Imagine an engineer…

This article originally appeared as a blog for Pearson UK’s schools blog.



If you imagine an engineer – or, better still, do a Google image search – virtually every picture features a hard hat, overalls, hi-vis and men. Almost exclusively men.

Do the same with designers, and there are sewing machines, fabrics, colour swatches and women.

The gender stereotyping of these two professions is astonishing, especially when you consider that a lot of what many engineers do is basically design and a lot of what designers do is basically engineering.

From hard hats to colour swatches, these images are caricatures – visual exaggerations to identify roles – but through these caricatures we get a glimpse of how the reality of work in these fields becomes distorted. Most engineers and designers – like most other office workers – spend much of their time in front of a computer or in meetings. But images like that look boring and don’t distinguish an engineer from an accountant or a marketing executive.

The effect though is to create an impression of engineering as something involving engines, grease, heavy machines and building sites. Some engineering might involve those, but mostly, it’s more likely to involve laptops and creative brainstorms. To be fair, the caricatures don’t create the impression, they reflect commonly held misapprehensions. They perpetuate and amplify them.

Sadly, however, the gender imbalance in engineering is not a significant misrepresentation. Women make up less than one in seven working engineers (16.5%). The caricature makes that situation worse, inaccurately presenting engineering as a grimy, testosterone-fuelled occupation.

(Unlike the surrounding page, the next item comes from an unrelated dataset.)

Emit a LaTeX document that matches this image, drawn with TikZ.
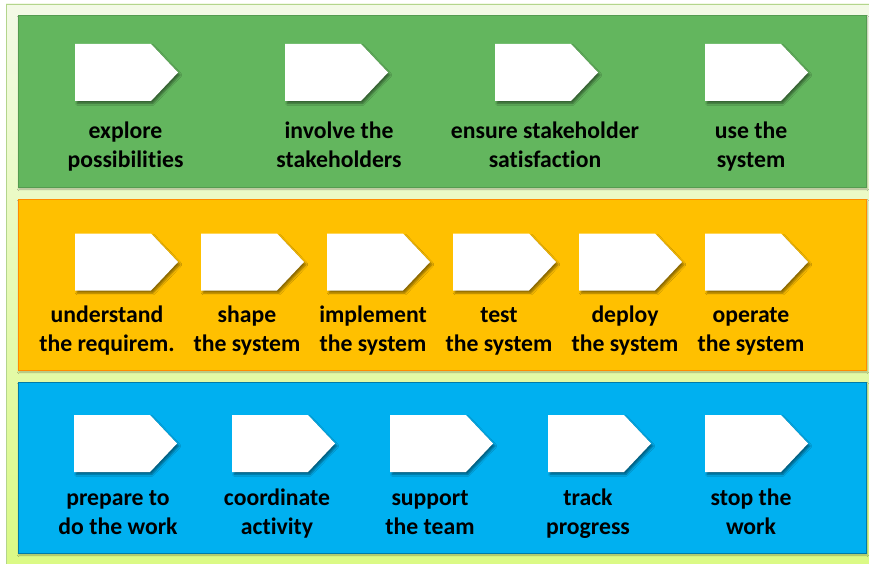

As the adage goes, you can’t be what you can’t see. Without a mental picture of how they might fit in to the world of engineering, young women will always be encouraged to see it as not for them.

It’s bad enough that this puts obstacles in the way for half the population to enter one of the most respected and rewarding professions. But it also makes it impossible for the UK to plug the skills gap in engineering: more than 70% of engineering employers report skills shortages and at least an additional 37,000 engineering graduates are needed each year to meet the shortfall, not to mention at lower levels. Engineers make up one fifth of the workforce, so this is a major problem for the entire economy and undermines the Government’s ambitions to be an innovation superpower.

The UK’s gender imbalance in engineering is among the worst in Europe. In Latvia, Cyprus Bulgaria, the proportion of women is over 30%. In Sweden, it is 26%, in Italy it is 20% and the EU average is 17.6%. In Malaysia and Oman, women make up 50% of the engineering workforce.

It’s not merely overall numbers that are the problem. It’s who these engineers are. At the heart of engineering is problem-solving and, if your engineers don’t represent the whole population, they’re unlikely to recognise the problems of the whole population or come up with the solutions we all need. This has practical implications. For example, it was a male engineering team that designed a visually bold Perspex footbridge project for commuters. But women engineers might have pointed out before the money was wasted, that the views from underneath would be an unacceptable invasion of privacy.

It is not just the underrepresentation of women in engineering that is a problem. We’re also missing a proportional perspective of those from Black heritage backgrounds and from people with disabilities, among others.

Meanwhile those attracted by a career in design are more diverse, including especially those same people who’re least likely to go into engineering. However, the skills that people need to develop – particularly in school – for either engineering or design are not that different. Of course, engineering requires some aptitude for maths and an understanding of physics, but creativity and teamwork are also critical. Design, on the other hand, is often seen as all about the creativity, but, without maths and an understanding of materials and their properties, designs just won’t work in practice.

Society faces many challenges – economic, social, environmental – and we need problem-solvers to design solutions and engineer them into reality. Those problem-solvers need to reflect wider society not just because it’s fairer to give everyone a chance, but because the solutions we’ll reach will be better. And if design and engineering are essentially related parts of the task of problem-solving and yet one seems more attractive to certain groups than the other, perhaps we need to bring those parts together?

What does this look like in practice? Our school curriculum – in art, design and technology, even in physics and maths – needs to embrace broader ways of thinking and engineering needs to be presented to pupils as a potential pathway from design courses as much as from maths and physics. Project work can be interdisciplinary, spanning different curricula, making maths more engaging for those pupils who find it too abstract and making creative arts more relevant to a wider range of workplace applications.

For engineering to focus on meeting future challenges, we will continue to need the traditional engineering scientists, but we will also need to expand our legions of design engineers to show that – at its core – engineering is essentially an exercise in human creativity, using ingenuity to make the planet better for humans and for the nature with which we share it.